Chris and Jessica, married for 27 years… In a tiny pine bed overloaded with dogs, cats and old resentments, Chris lamented how his wife goes up to the loft every night with a bag of glass beads to make jewellery.
After a logjam of heated accusations, Chris finally asked her why she couldn’t sit next to him and do it ‘on a tray’.
‘I miss you,’ he said, simply.
‘Why didn’t you tell me?’ she asked, looking amazed.
‘I thought you knew.’
‘Oh,’ she said, collapsing onto her pillow as if she’d been falling out of an exploding plane for a long time, and finally landed.
Caitlin Moran on TV, The Times, Saturday 17 October 2009 reviewing ‘Wonderland: The British in Bed‘
I watched this episode of the Wonderland strand on BBC IPlayer after reading this review.
It was quite fascinating. Three or four couples of varying ages and stages in their relationship. Couples who had been together for many years and some who were quite new to the relationship. And there were just so many variants in the ways that it is possible to love a spouse.
But it was Chris and Jessica who stood out. She had put on weight after problems in childbirth. She felt old and fat and needed to have his love physically demonstrated but when he didn’t, she replaced it with external activities. The sudden discovery that he loved her desperately but just didn’t know how or was unable to show/tell her was quite shocking. Not just to her but to this viewer as well.
I can remember that my Husband and I used to watch television together until he discovered the joys of a musical instrument. He went through an extremely irritating phase of strumming a guitar whilst I was trying to concentrate on a programme. Being me, I never expressed that but I guess my face must have shown it because he eventually got the hint and retired to another room to practise.
When I began to feel more and more isolated from him, I focussed more and more on my hobby and then I discovered the internet.

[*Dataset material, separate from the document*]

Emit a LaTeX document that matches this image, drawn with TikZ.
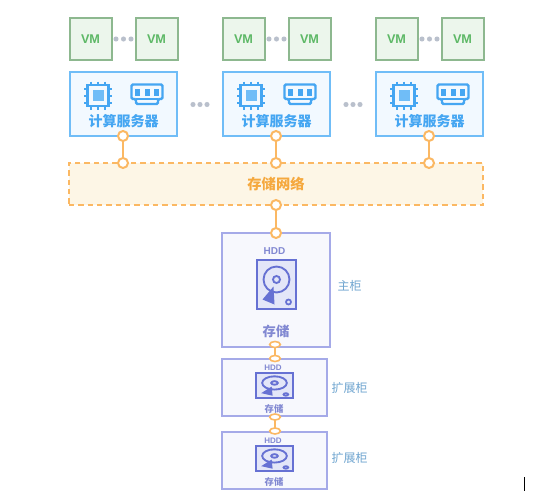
\documentclass[tikz,border=0pt]{standalone}
\usepackage{fontspec}
\setmainfont{Liberation Sans}
\newfontfamily\cjk{Noto Sans CJK SC}
\definecolor{vmline}{HTML}{8DB88F}
\definecolor{vmfill}{HTML}{ECF6EC}
\definecolor{vmtext}{HTML}{5DB866}
\definecolor{srvline}{HTML}{70BDF7}
\definecolor{srvfill}{HTML}{F2F9FF}
\definecolor{srvtext}{HTML}{45A6F2}
\definecolor{netline}{HTML}{FBB863}
\definecolor{netfill}{HTML}{FDF6E6}
\definecolor{netrtext}{HTML}{F5A93F}
\definecolor{stline}{HTML}{A5AAE8}
\definecolor{stfill}{HTML}{F7F8FD}
\definecolor{sttext}{HTML}{8289D2}
\definecolor{icon}{HTML}{6671D3}
\definecolor{iconfill}{HTML}{E3E6F8}
\definecolor{lbl}{HTML}{6FA5D0}
\definecolor{dots}{HTML}{B9C0CC}
\usetikzlibrary{shapes.geometric}
\tikzset{
 x=0.75pt,y=-0.75pt,
 vmbox/.style={draw=vmline,fill=vmfill,line width=1.5pt,minimum width=31.5pt,minimum height=31pt,inner sep=0pt,font=\fontsize{9.5}{10}\selectfont\bfseries\color{vmtext}},
 srvbox/.style={draw=srvline,fill=srvfill,line width=1.5pt,minimum width=80.5pt,minimum height=47.5pt,inner sep=0pt},
 netbox/.style={draw=netline,fill=netfill,line width=1.6pt,dash pattern=on 4pt off 3pt,minimum width=310.5pt,minimum height=31.5pt,inner sep=0pt,font=\cjk\fontsize{10.7}{12}\selectfont\bfseries\color{netrtext}},
 stbox/.style={draw=stline,fill=stfill,line width=1.5pt,inner sep=0pt},
 srvlabel/.style={font=\cjk\fontsize{10.5}{12}\selectfont\bfseries\color{srvtext},inner sep=0pt},
 stlabel/.style={font=\cjk\fontsize{#1}{11}\selectfont\bfseries\color{sttext},inner sep=0pt},
 sidelabel/.style={font=\cjk\fontsize{9}{11}\selectfont\color{lbl},inner sep=0pt},
 hddlabel/.style={font=\fontsize{#1}{9}\selectfont\bfseries\color{sttext},inner sep=0pt},
 port/.style={circle,draw=netline,fill=white,line width=1.5pt,minimum size=7.5pt,inner sep=0pt},
 eport/.style={ellipse,draw=netline,fill=white,line width=1.2pt,minimum width=8pt,minimum height=4.5pt,inner sep=0pt},
 link/.style={draw=netline,line width=1.5pt},
 dotmark/.style={circle,fill=dots,minimum size=3.8pt,inner sep=0pt},
}
% chip icon centred on (#1,#2)
\newcommand{\chipicon}[2]{%
 \begin{scope}[shift={(#1,#2)},srvtext,line width=1.5pt]
  \foreach \d in {-7,0,7}{%
   \draw (\d,-14) -- (\d,14);
   \draw (-14,\d) -- (14,\d);
  }
  \draw[fill=srvfill,line width=1.8pt] (-10.5,-10.5) rectangle (10.5,10.5);
  \fill[srvline] (-5.5,-5.5) rectangle (5.5,5.5);
 \end{scope}}
% memory icon centred on (#1,#2)
\newcommand{\ramicon}[2]{%
 \begin{scope}[shift={(#1,#2)},srvtext,line width=1.8pt]
  \draw[fill=srvfill,rounded corners=1pt] (-15.5,-9.5) -- (15.5,-9.5) -- (15.5,5) -- (11,5) -- (11,10) -- (-11,10) -- (-11,5) -- (-15.5,5) -- cycle;
  \draw[line width=1.2pt] (-11,5) -- (11,5);
  \foreach \d in {-9.5,0,9.5}{\fill (\d-2.5,-5.5) rectangle (\d+2.5,2);}
 \end{scope}}
% hard disk icon: centre, half width, half height
\newcommand{\hddicon}[4]{%
 \begin{scope}[shift={(#1,#2)},xscale=#3/19.5,yscale=#4/24.5]
  \draw[icon,fill=iconfill,line width=1.8pt] (-19.5,-24.5) rectangle (19.5,24.5);
  \draw[icon,line width=1.4pt] (0,-5) circle[radius=13];
  \draw[icon,line width=1.4pt] (0,-5) circle[radius=3.5];
  \fill[icon] (-3,2) -- (-14,15) -- (-2,20) -- cycle;
  \draw[icon,line width=1.3pt] (12,17.5) circle[radius=2.5];
 \end{scope}}
\begin{document}
\begin{tikzpicture}
\useasboundingbox[fill=white] (0,0) rectangle (540,496);
% VM rows and servers
\foreach \n/\xo in {a/0,b/153,c/306}{%
 \node[vmbox] (vm1\n) at (90.5+\xo,39) {VM};
 \node[vmbox] (vm2\n) at (156.5+\xo,39) {VM};
 \node[dotmark] (d1\n) at (116+\xo,39) {};
 \node[dotmark] (d2\n) at (123.5+\xo,39) {};
 \node[dotmark] (d3\n) at (131+\xo,39) {};
 \node[srvbox] (srv\n) at (123.3+\xo,104) {};
 \chipicon{98+\xo}{95.5}
 \ramicon{147+\xo}{94}
 \node[srvlabel] (srvt\n) at (123.5+\xo,121) {计算服务器};
}
\foreach \xo/\n in {0/a,153/b}{%
 \node[dotmark] (e1\n) at (193+\xo,104.5) {};
 \node[dotmark] (e2\n) at (200+\xo,104.5) {};
 \node[dotmark] (e3\n) at (207+\xo,104.5) {};
}
% network
\node[netbox] (net) at (276,184) {存储网络};
% storage
\node[stbox,minimum width=81pt,minimum height=85.5pt] (main) at (276,290) {};
\node[hddlabel=7.5] (hddm) at (274.5,251) {HDD};
\hddicon{276.5}{284.5}{19.5}{24.5}
\node[stlabel=10] (stm) at (276,331.5) {存储};
\node[sidelabel] (lm) at (349.5,285.5) {主柜};
\node[stbox,minimum width=79pt,minimum height=43pt] (ex1) at (274.5,387.5) {};
\node[hddlabel=6] (hdd1) at (273,368) {HDD};
\hddicon{274.5}{385.5}{18.5}{12.5}
\node[stlabel=7] (st1) at (274,408.5) {存储};
\node[sidelabel] (l1) at (349.5,388) {扩展柜};
\node[stbox,minimum width=79pt,minimum height=43pt] (ex2) at (274.5,460.5) {};
\node[hddlabel=6] (hdd2) at (273,440.5) {HDD};
\hddicon{274.5}{458.5}{18.5}{12.5}
\node[stlabel=7] (st2) at (274,481.5) {存储};
\node[sidelabel] (l2) at (349.5,458) {扩展柜};
% connectors
\foreach \n/\xx in {a/123,b/276,c/429}{%
 \coordinate (top\n) at (\xx,136);
 \coordinate (bot\n) at (\xx,163);
 \draw[link] (top\n) -- (bot\n);
 \node[port] (pt\n) at (top\n) {};
 \node[port] (pb\n) at (bot\n) {};
}
\coordinate (nb) at (276,205);
\coordinate (mt) at (276,233);
\draw[link] (nb) -- (mt);
\node[port] (p1) at (nb) {};
\node[port] (p2) at (mt) {};
\coordinate (m1) at (275,344.5);
\coordinate (m2) at (275,358.5);
\draw[link] (m1) -- (m2);
\node[eport] (p3) at (m1) {};
\node[eport] (p4) at (m2) {};
\coordinate (m3) at (275,417);
\coordinate (m4) at (275,431);
\draw[link] (m3) -- (m4);
\node[eport] (p5) at (m3) {};
\node[eport] (p6) at (m4) {};
% stray mark
\coordinate (s1) at (524,477);
\coordinate (s2) at (524,491);
\draw[black,line width=0.7pt] (s1) -- (s2);
\end{tikzpicture}
\end{document}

It wasn’t long before I had replaced his lack of attention with the conversation of strangers on sites where my hobby was being discussed.
Looking back, I think he was probably a Chris. Unable to share his feelings for me, he wanted to be in the same room but he also wanted to indulge his own hobby at the same time, which meant that it was just impossible for us both to enjoy what we were doing.
Once the crack began to show, his behaviour over the children just drove a wedge between us until the chasm was unbridgeable.
Let’s hope the programme has been a wake-up call for Chris and Jessica and they can move forward together from here.